### Task description
The listing below is to be output in its exact form.

### Data
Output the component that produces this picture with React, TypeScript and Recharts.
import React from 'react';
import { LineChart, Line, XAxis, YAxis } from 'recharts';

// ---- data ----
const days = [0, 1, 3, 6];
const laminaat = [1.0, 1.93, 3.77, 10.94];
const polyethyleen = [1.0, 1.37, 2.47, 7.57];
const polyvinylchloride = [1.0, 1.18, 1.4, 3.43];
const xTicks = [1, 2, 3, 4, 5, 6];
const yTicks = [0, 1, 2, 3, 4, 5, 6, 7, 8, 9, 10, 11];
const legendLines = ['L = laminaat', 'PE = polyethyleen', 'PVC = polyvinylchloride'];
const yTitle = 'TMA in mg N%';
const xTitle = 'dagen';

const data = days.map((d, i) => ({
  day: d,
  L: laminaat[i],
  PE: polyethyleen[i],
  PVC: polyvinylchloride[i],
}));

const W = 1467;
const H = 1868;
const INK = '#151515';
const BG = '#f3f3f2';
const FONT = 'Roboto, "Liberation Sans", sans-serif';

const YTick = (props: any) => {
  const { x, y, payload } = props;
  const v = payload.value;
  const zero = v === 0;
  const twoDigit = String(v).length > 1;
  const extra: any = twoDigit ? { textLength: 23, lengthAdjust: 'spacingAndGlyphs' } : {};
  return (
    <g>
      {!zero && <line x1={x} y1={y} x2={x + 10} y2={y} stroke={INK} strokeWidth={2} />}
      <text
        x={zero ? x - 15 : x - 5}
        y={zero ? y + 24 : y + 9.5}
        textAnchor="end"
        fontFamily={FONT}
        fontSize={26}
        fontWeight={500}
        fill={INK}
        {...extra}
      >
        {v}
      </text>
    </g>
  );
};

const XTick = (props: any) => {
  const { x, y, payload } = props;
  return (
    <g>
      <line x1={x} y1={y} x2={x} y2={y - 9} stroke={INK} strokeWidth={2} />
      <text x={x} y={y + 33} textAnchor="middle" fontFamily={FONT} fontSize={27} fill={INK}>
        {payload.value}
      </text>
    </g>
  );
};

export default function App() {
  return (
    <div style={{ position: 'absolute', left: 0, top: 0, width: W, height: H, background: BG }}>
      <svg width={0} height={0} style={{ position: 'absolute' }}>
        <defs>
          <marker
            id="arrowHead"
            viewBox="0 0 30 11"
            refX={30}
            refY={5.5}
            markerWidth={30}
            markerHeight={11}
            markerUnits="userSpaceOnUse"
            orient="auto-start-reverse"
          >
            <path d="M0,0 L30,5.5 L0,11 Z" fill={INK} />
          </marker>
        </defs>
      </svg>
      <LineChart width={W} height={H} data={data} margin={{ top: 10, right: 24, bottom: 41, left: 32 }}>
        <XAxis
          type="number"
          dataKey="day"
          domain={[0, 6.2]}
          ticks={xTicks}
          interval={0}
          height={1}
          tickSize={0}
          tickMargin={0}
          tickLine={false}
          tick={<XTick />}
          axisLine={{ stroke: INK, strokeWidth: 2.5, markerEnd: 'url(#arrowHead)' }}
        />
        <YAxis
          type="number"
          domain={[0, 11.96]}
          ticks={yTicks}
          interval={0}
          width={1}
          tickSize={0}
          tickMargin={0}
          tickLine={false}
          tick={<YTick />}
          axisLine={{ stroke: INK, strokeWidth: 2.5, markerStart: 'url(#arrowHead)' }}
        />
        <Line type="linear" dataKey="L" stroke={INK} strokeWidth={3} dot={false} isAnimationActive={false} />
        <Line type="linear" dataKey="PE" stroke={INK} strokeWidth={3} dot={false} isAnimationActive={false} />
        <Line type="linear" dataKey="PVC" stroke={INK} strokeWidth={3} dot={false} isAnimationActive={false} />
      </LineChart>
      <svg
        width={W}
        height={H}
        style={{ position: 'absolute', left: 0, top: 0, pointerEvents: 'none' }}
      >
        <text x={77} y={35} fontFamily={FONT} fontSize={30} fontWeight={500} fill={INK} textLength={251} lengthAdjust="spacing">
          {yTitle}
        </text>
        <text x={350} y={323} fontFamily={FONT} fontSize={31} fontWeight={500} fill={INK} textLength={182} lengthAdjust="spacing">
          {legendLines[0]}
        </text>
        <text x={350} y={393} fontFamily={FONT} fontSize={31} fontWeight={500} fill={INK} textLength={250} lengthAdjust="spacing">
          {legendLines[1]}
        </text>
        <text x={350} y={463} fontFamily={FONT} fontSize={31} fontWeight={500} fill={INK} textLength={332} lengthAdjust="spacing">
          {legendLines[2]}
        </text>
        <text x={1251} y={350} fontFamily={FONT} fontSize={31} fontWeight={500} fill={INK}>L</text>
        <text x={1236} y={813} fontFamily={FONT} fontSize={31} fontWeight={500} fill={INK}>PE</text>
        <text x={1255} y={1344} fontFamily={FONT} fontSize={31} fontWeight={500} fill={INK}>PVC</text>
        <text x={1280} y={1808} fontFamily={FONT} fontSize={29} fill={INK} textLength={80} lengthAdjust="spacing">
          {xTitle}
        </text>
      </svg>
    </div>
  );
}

### Response
Output the component that produces this picture with React, TypeScript and Recharts.
import React from 'react';
import { LineChart, Line, XAxis, YAxis } from 'recharts';

// ---- data ----
const days = [0, 1, 3, 6];
const laminaat = [1.0, 1.93, 3.77, 10.94];
const polyethyleen = [1.0, 1.37, 2.47, 7.57];
const polyvinylchloride = [1.0, 1.18, 1.4, 3.43];
const xTicks = [1, 2, 3, 4, 5, 6];
const yTicks = [0, 1, 2, 3, 4, 5, 6, 7, 8, 9, 10, 11];
const legendLines = ['L = laminaat', 'PE = polyethyleen', 'PVC = polyvinylchloride'];
const yTitle = 'TMA in mg N%';
const xTitle = 'dagen';

const data = days.map((d, i) => ({
  day: d,
  L: laminaat[i],
  PE: polyethyleen[i],
  PVC: polyvinylchloride[i],
}));

const W = 1467;
const H = 1868;
const INK = '#151515';
const BG = '#f3f3f2';
const FONT = 'Roboto, "Liberation Sans", sans-serif';

const YTick = (props: any) => {
  const { x, y, payload } = props;
  const v = payload.value;
  const zero = v === 0;
  const twoDigit = String(v).length > 1;
  const extra: any = twoDigit ? { textLength: 23, lengthAdjust: 'spacingAndGlyphs' } : {};
  return (
    <g>
      {!zero && <line x1={x} y1={y} x2={x + 10} y2={y} stroke={INK} strokeWidth={2} />}
      <text
        x={zero ? x - 15 : x - 5}
        y={zero ? y + 24 : y + 9.5}
        textAnchor="end"
        fontFamily={FONT}
        fontSize={26}
        fontWeight={500}
        fill={INK}
        {...extra}
      >
        {v}
      </text>
    </g>
  );
};

const XTick = (props: any) => {
  const { x, y, payload } = props;
  return (
    <g>
      <line x1={x} y1={y} x2={x} y2={y - 9} stroke={INK} strokeWidth={2} />
      <text x={x} y={y + 33} textAnchor="middle" fontFamily={FONT} fontSize={27} fill={INK}>
        {payload.value}
      </text>
    </g>
  );
};

export default function App() {
  return (
    <div style={{ position: 'absolute', left: 0, top: 0, width: W, height: H, background: BG }}>
      <svg width={0} height={0} style={{ position: 'absolute' }}>
        <defs>
          <marker
            id="arrowHead"
            viewBox="0 0 30 11"
            refX={30}
            refY={5.5}
            markerWidth={30}
            markerHeight={11}
            markerUnits="userSpaceOnUse"
            orient="auto-start-reverse"
          >
            <path d="M0,0 L30,5.5 L0,11 Z" fill={INK} />
          </marker>
        </defs>
      </svg>
      <LineChart width={W} height={H} data={data} margin={{ top: 10, right: 24, bottom: 41, left: 32 }}>
        <XAxis
          type="number"
          dataKey="day"
          domain={[0, 6.2]}
          ticks={xTicks}
          interval={0}
          height={1}
          tickSize={0}
          tickMargin={0}
          tickLine={false}
          tick={<XTick />}
          axisLine={{ stroke: INK, strokeWidth: 2.5, markerEnd: 'url(#arrowHead)' }}
        />
        <YAxis
          type="number"
          domain={[0, 11.96]}
          ticks={yTicks}
          interval={0}
          width={1}
          tickSize={0}
          tickMargin={0}
          tickLine={false}
          tick={<YTick />}
          axisLine={{ stroke: INK, strokeWidth: 2.5, markerStart: 'url(#arrowHead)' }}
        />
        <Line type="linear" dataKey="L" stroke={INK} strokeWidth={3} dot={false} isAnimationActive={false} />
        <Line type="linear" dataKey="PE" stroke={INK} strokeWidth={3} dot={false} isAnimationActive={false} />
        <Line type="linear" dataKey="PVC" stroke={INK} strokeWidth={3} dot={false} isAnimationActive={false} />
      </LineChart>
      <svg
        width={W}
        height={H}
        style={{ position: 'absolute', left: 0, top: 0, pointerEvents: 'none' }}
      >
        <text x={77} y={35} fontFamily={FONT} fontSize={30} fontWeight={500} fill={INK} textLength={251} lengthAdjust="spacing">
          {yTitle}
        </text>
        <text x={350} y={323} fontFamily={FONT} fontSize={31} fontWeight={500} fill={INK} textLength={182} lengthAdjust="spacing">
          {legendLines[0]}
        </text>
        <text x={350} y={393} fontFamily={FONT} fontSize={31} fontWeight={500} fill={INK} textLength={250} lengthAdjust="spacing">
          {legendLines[1]}
        </text>
        <text x={350} y={463} fontFamily={FONT} fontSize={31} fontWeight={500} fill={INK} textLength={332} lengthAdjust="spacing">
          {legendLines[2]}
        </text>
        <text x={1251} y={350} fontFamily={FONT} fontSize={31} fontWeight={500} fill={INK}>L</text>
        <text x={1236} y={813} fontFamily={FONT} fontSize={31} fontWeight={500} fill={INK}>PE</text>
        <text x={1255} y={1344} fontFamily={FONT} fontSize={31} fontWeight={500} fill={INK}>PVC</text>
        <text x={1280} y={1808} fontFamily={FONT} fontSize={29} fill={INK} textLength={80} lengthAdjust="spacing">
          {xTitle}
        </text>
      </svg>
    </div>
  );
}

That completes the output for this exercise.